WASHINGTON Aug 18 (Reuters) - President Barack Obama will sit down with the leading U.S. financial market regulators on Monday to discuss their progress in implementing the 2010 Wall Street reform law, the White House said on Sunday.
The Dodd-Frank law was passed by the then-Democratic-controlled Congress with Obama's support as a response to the 2007-2009 financial crisis. It aims to prevent large, complex financial firms from imperiling markets should they collapse.
It imposed new rules for over-the-counter derivatives, required banks to hold more capital, established a new federal agency charged with protecting consumers from predatory lending and laid out a series of reforms targeting numerous other financial firms, such as hedge funds and private equity funds.
The White House said it expects the heads of the Securities and Exchange Commission, Commodity Futures Trading Commission, Consumer Financial Protection Bureau, U.S. Federal Reserve, Office of the Comptroller of the Currency, Federal Deposit Insurance Corp, Federal Housing Finance Agency and the National Credit Union Administration to attend the meeting Monday afternoon.
Treasury Secretary Jack Lew will also participate, the Treasury Department said on Sunday.

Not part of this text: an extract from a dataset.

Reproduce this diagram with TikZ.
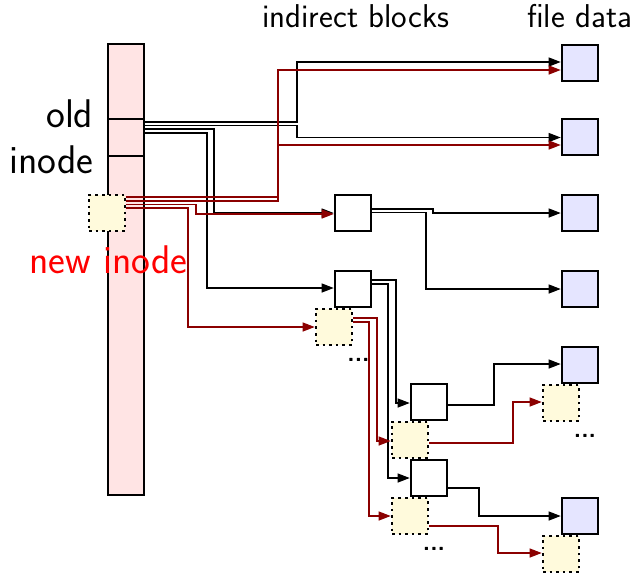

Although the Dodd-Frank legislation was signed into law by Obama more than three years ago, many of the rules have yet to be completed.
The CFTC has made arguably the most progress of any regulator, finalizing the majority of the rules for the over-the-counter derivatives marketplace. Most of the other regulators still have a relatively long way to go.
As of July 15, the law firm Davis Polk found that a total of 279 Dodd-Frank rulemaking requirement deadlines had passed. Of those, only 38.4 percent were met with finalized rules, while a total of 61.6 percent were missed.
Among the major outstanding regulations that must be completed include rules targeting asset-backed securities markets, credit-rating agencies and the Volcker rule, a measure named after former Federal Reserve Chairman Paul Volcker that restricts banks from engaging in proprietary trading.